What we see in Edge is the graph version of the large csv file we saw earlier, but instead of getting lost in all the rows and columns of the table, every collision and feature has become a single node which we can interact with directly.

For example, click on an event node from the spatial view and the Inspect Agent will present to us all information related to this event. You will notice that selecting any nodes in one view will highlight them in all other views too - this helps us quickly understand distributions across the dataset's many dimensions.

The "Home" view gives you a full picture of the taxonomy defining these data (see Starting Views). Simply select any feature node and the Inspect Agent will display example values as well as statistics like the mean, min, and max values.

For example, if we select "trafficSign" from the Home view and take a look at the Inspect Agent on the right, we can immediately see a few example values for rows (events) in the dataset, that events have a min of 0 and max of 1 traffic sign present in the local environment of the collision, and that this field is only filled in for 3k of the 10k records contained in this sample of the dataset.

In this example, Edge recognized the spatial context of the data and so in addition to the "Home" view which provides taxonomic coverage, Edge also automatically opened the Spatial View to display the data's spatial coverage.

Edge ran a quick clustering of all the collision records based on similarity to create the "Embedding coloured by tlaId" view which reveal patterns hidden across the datasets many dimensions we may not otherwise have known to look for. Finally, as well as showing us the forrest for the trees in the embedding view, Edge found a particular variable in the dataset which contained outliers and as a result opened "Histogram of Longitude" to surface the anomalous data points.

Within seconds of upload, Edge has given us an accelerated starting point from which we can understand the data's structure, scale, patterns and anomalies.


Reviewing Geospatial Coverage

Edge recognised spatial dimensions and so opened a map view to show us the geospatial distribution of our data. For example, by selecting the event nodes located in the North Island and then checking out the node count (bottom LHS of view), we immediately find out that the vast majority of incidents take place in the North Island, compared to the South.

some blue text

You can toggle on and off the google-maps style background using the Globe icon in the tool bar.

some blue text


Verifying an Anomaly

During upload, Edge will search for fields in the taxonomy which hold unusual distributions, and present them to you during upload. In this case, we find a Histogram of the "Longitude" field has been opened.

some blue text some blue text

Over on the LHS of the view, we can see some events that have much lower values of Longitude that the rest. Why might this be?

some blue text some blue text some blue text some blue text

some blue text

By selecting individual nodes and opening the Inspect agent from the RHS drawer, we can read through all the details logged for each of these collision events. A feature related to their location which pops up is "Chatham Islands Territory".

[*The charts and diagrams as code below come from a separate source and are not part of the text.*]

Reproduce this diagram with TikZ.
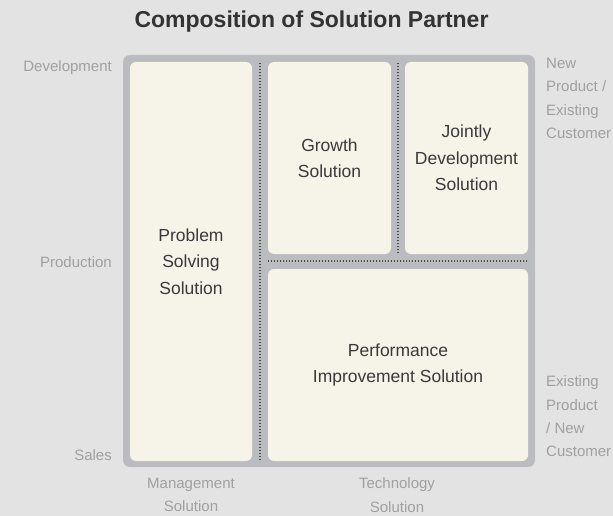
\documentclass[tikz,border=0pt]{standalone}
\usepackage{fontspec}
\setmainfont{Liberation Sans}
\definecolor{bgc}{HTML}{E3E3E3}
\definecolor{framec}{HTML}{BBBCC0}
\definecolor{boxc}{HTML}{F6F3E8}
\definecolor{boxtext}{HTML}{3A3A3A}
\definecolor{labelc}{HTML}{A0A0A0}
\definecolor{titlec}{HTML}{333333}
\definecolor{dotc}{HTML}{4A4A4A}
\begin{document}
\begin{tikzpicture}[x=1pt,y=-1pt,
  cell/.style={draw=none,fill=boxc,rounded corners=6pt,inner sep=0pt,align=center,
    text=boxtext,font=\fontsize{17.5}{26.5}\selectfont},
  side/.style={inner sep=0pt,text=labelc,font=\fontsize{15}{23.3}\selectfont},
  divider/.style={draw=dotc,line width=1.3pt,dash pattern=on 1.3pt off 1.7pt}]
\fill[bgc] (0,0) rectangle (613,516);
\useasboundingbox (0,0) rectangle (613,516);
\node[inner sep=0pt,text=titlec,font=\fontsize{23}{26}\selectfont\bfseries] (title) at (311.5,22) {Composition of Solution Partner};
\fill[framec,rounded corners=7pt] (123,55) rectangle (535,467);
\node[cell,minimum width=122pt,minimum height=399pt] (problem) at (191,261.5) {Problem\\Solving\\Solution};
\node[cell,minimum width=123pt,minimum height=192pt] (growth) at (329.5,158) {Growth\\Solution};
\node[cell,minimum width=123pt,minimum height=192pt] (jointly) at (466.5,158) {Jointly\\Development\\Solution};
\node[cell,minimum width=260pt,minimum height=192pt] (perf) at (398,365) {Performance\\Improvement Solution};
\draw[divider] (260,63) -- (260,460);
\draw[divider] (398,63) -- (398,253);
\draw[divider] (268,261) -- (528,261);
\node[side,anchor=east] (dev) at (112,68) {Development};
\node[side,anchor=east] (prod) at (112,262) {Production};
\node[side,anchor=east] (sales) at (112,455) {Sales};
\node[side,anchor=west,align=left] (npec) at (546,98.5) {New\\Product /\\Existing\\Customer};
\node[side,anchor=west,align=left] (epnc) at (546,416.5) {Existing\\Product\\/ New\\Customer};
\node[side,align=center] (mgmt) at (191,495) {Management\\Solution};
\node[side,align=center] (tech) at (397,495) {Technology\\Solution};
\end{tikzpicture}
\end{document}
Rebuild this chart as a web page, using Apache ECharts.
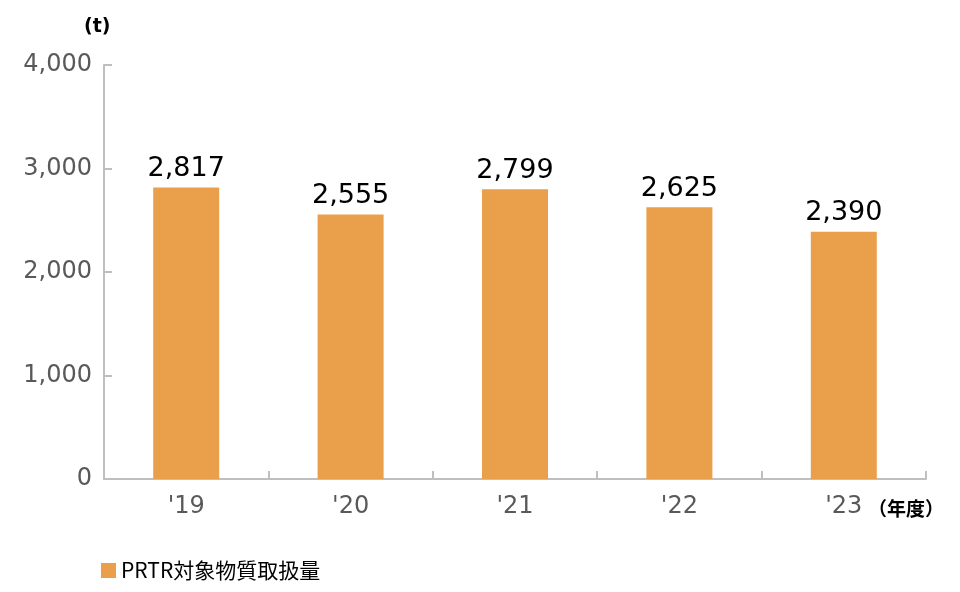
<!DOCTYPE html>
<html><head><meta charset="utf-8">
<script src="https://cdn.jsdelivr.net/npm/echarts@6/dist/echarts.min.js"></script>
<style>html,body{margin:0;padding:0;background:#fff}#c{width:960px;height:592px}</style>
</head><body><div id="c"></div>
<script>
const categories = ["'19", "'20", "'21", "'22", "'23"];
const values = [2817, 2555, 2799, 2625, 2390];
const yTicks = [0, 1000, 2000, 3000, 4000];
const seriesName = "PRTR対象物質取扱量";

const chart = echarts.init(document.getElementById('c'));
chart.setOption({
  animation: false,
  grid: {left: 104, right: 34, top: 65, bottom: 113},
  legend: {
    data: [seriesName], left: 96, top: 555, itemWidth: 15, itemHeight: 15, itemGap: 6,
    icon: 'rect',
    textStyle: {fontSize: 21, color: '#000', fontFamily: 'Noto Sans CJK JP'}
  },
  graphic: [
    {type: 'text', left: 84, top: 18, style: {text: '(t)', font: 'bold 19px "DejaVu Sans"', fill: '#000'}},
    {type: 'text', left: 868, top: 499, style: {text: '（年度）', font: 'bold 19px "Noto Sans CJK JP"', fill: '#000'}}
  ],
  xAxis: {
    type: 'category', data: categories,
    axisLine: {lineStyle: {color: '#bfbfbf', width: 2}},
    axisTick: {show: true, inside: true, length: 8, lineStyle: {color: '#bfbfbf', width: 2}},
    axisLabel: {fontSize: 24, color: '#595959', fontFamily: 'DejaVu Sans', margin: 16}
  },
  yAxis: {
    type: 'value', min: 0, max: 4000, interval: 1000,
    axisLine: {show: true, lineStyle: {color: '#bfbfbf', width: 2}},
    axisTick: {show: true, inside: true, length: 8, lineStyle: {color: '#bfbfbf', width: 2}},
    splitLine: {show: false},
    axisLabel: {fontSize: 24, color: '#595959', fontFamily: 'DejaVu Sans', margin: 12,
      formatter: v => yTicks.includes(v) ? v.toLocaleString('en-US') : ''}
  },
  series: [{
    name: seriesName, type: 'bar', data: values, barWidth: 66,
    itemStyle: {color: '#EA9F4A'},
    label: {show: true, position: 'top', distance: 5, fontSize: 27, color: '#000',
      fontFamily: 'DejaVu Sans',
      formatter: p => p.value.toLocaleString('en-US')}
  }]
});
</script></body></html>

Having recognised the spatial dimensions, a bolstering agent which works in the background during data upload has assigned a google maps link to every collision record, such that once selected, we can use the Open URL button from the context menu to jump over to google maps and check out the environment at which the collision took place.

some blue text

They did indeed take place on the Chatham Islands, and as such this anomalie is likely the product of the coordinate conversion between NZMG and Lat/Long. At this point, we can either update their coordinate values by moving them in the view, or simply not consider them by removing them

from our histogram and geospatial map views.

Edge helped surfaced outliers which we can quickly validate, then clean or remove from our investigation.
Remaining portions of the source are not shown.